■ **EXERCISE INSTRUCTIONS**
Reproduce each line from the first in the data through the line that contains "plt.rcParams['font.family'] = ['Lato', 'DejaVu" exactly; give nothing else.

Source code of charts
──────
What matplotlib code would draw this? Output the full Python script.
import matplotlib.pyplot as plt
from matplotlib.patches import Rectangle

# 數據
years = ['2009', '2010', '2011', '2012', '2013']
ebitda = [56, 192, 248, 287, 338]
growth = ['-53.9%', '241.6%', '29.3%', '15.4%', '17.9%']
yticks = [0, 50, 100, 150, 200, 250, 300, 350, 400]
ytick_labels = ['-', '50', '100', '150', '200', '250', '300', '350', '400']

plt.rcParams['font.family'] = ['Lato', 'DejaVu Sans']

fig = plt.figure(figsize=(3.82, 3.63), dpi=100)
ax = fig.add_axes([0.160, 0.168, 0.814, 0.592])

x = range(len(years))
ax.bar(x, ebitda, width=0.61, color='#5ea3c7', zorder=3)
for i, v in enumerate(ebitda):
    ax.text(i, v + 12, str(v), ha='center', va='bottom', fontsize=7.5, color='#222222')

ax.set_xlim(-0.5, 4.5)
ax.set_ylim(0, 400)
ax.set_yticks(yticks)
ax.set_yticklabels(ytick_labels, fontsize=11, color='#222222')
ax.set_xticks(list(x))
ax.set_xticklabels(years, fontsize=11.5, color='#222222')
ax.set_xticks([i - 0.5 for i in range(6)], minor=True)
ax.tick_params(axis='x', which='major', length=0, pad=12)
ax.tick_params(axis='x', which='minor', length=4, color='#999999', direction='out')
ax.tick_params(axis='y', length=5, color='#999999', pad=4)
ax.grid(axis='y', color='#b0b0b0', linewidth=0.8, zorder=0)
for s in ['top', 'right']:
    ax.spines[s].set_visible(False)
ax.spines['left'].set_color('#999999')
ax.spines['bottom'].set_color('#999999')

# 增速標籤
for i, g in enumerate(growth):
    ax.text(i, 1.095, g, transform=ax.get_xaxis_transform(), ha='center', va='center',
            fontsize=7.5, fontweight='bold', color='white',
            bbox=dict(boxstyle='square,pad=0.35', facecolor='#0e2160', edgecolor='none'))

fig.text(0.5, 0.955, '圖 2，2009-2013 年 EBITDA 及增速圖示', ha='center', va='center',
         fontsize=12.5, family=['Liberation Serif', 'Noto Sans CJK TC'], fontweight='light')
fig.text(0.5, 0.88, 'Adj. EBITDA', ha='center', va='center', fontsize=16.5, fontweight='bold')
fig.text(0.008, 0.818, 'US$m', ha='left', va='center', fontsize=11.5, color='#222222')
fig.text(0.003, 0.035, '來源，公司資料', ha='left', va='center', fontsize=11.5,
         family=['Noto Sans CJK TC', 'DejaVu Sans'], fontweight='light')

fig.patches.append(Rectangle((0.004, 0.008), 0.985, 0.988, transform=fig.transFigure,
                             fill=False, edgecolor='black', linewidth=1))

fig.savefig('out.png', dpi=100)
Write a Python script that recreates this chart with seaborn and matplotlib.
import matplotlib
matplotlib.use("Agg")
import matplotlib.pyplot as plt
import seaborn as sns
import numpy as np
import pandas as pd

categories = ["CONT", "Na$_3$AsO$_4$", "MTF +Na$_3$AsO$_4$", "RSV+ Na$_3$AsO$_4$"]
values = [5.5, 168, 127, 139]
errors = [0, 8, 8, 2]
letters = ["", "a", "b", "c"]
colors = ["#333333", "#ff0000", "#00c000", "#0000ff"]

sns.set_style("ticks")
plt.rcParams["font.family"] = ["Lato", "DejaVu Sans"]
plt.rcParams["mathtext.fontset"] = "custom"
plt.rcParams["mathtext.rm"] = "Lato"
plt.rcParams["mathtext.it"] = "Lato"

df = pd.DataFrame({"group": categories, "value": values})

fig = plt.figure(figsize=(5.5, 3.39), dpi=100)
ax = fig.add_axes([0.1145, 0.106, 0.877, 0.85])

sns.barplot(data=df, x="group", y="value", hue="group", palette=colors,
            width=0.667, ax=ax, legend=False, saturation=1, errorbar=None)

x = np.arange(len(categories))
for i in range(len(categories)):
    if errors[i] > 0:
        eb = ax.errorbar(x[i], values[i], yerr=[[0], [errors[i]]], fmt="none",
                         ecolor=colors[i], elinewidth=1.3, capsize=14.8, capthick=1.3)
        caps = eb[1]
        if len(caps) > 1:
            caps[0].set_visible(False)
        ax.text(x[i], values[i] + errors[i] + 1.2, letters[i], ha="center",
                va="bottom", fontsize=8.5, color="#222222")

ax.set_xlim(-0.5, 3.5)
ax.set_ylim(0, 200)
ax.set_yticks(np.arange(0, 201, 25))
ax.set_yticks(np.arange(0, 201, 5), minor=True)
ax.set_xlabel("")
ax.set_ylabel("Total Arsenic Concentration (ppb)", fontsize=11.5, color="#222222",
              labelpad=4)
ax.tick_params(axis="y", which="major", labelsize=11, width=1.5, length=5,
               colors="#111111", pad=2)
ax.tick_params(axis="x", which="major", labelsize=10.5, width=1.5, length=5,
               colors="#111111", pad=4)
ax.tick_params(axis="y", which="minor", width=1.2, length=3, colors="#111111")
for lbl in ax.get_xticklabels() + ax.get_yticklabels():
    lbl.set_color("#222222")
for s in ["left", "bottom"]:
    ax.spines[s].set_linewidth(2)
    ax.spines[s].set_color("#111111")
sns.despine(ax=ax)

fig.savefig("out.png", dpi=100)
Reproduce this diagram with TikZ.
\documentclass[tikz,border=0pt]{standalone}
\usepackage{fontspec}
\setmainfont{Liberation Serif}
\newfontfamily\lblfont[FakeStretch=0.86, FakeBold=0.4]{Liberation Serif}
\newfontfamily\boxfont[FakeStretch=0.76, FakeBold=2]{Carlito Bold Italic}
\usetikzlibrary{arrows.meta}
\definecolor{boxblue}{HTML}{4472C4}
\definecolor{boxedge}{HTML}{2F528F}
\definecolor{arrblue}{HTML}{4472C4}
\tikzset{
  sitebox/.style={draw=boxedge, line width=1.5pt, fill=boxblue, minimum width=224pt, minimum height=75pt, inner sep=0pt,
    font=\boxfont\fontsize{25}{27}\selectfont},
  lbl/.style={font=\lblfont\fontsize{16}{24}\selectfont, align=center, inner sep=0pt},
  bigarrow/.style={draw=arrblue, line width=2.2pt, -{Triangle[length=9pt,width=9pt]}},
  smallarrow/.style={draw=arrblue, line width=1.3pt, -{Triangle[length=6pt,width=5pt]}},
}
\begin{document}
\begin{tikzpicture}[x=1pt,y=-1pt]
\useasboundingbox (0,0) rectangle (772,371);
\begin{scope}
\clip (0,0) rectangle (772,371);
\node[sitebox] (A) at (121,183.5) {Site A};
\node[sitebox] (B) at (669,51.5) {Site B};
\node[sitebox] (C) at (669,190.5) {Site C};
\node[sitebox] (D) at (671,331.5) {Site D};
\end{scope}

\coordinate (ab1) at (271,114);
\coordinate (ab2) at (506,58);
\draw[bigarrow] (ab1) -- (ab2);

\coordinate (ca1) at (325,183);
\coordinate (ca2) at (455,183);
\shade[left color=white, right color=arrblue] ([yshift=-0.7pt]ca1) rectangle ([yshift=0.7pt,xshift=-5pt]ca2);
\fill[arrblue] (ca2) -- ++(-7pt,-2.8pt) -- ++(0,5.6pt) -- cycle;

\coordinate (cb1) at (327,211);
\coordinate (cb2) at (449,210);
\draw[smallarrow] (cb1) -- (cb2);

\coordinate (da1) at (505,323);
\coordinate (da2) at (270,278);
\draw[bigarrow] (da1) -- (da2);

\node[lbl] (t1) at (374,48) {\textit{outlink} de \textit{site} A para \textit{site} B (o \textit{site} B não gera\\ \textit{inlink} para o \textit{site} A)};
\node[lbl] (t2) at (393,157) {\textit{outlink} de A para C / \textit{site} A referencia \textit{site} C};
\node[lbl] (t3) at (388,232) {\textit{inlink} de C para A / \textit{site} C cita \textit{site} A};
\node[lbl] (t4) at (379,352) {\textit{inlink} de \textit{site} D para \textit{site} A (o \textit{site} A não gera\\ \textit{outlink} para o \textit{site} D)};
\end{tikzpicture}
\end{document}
──────
■ **EXERCISE RESPONSE**
What matplotlib code would draw this? Output the full Python script.
import matplotlib.pyplot as plt
from matplotlib.patches import Rectangle

# 數據
years = ['2009', '2010', '2011', '2012', '2013']
ebitda = [56, 192, 248, 287, 338]
growth = ['-53.9%', '241.6%', '29.3%', '15.4%', '17.9%']
yticks = [0, 50, 100, 150, 200, 250, 300, 350, 400]
ytick_labels = ['-', '50', '100', '150', '200', '250', '300', '350', '400']

plt.rcParams['font.family'] = ['Lato', 'DejaVu Sans']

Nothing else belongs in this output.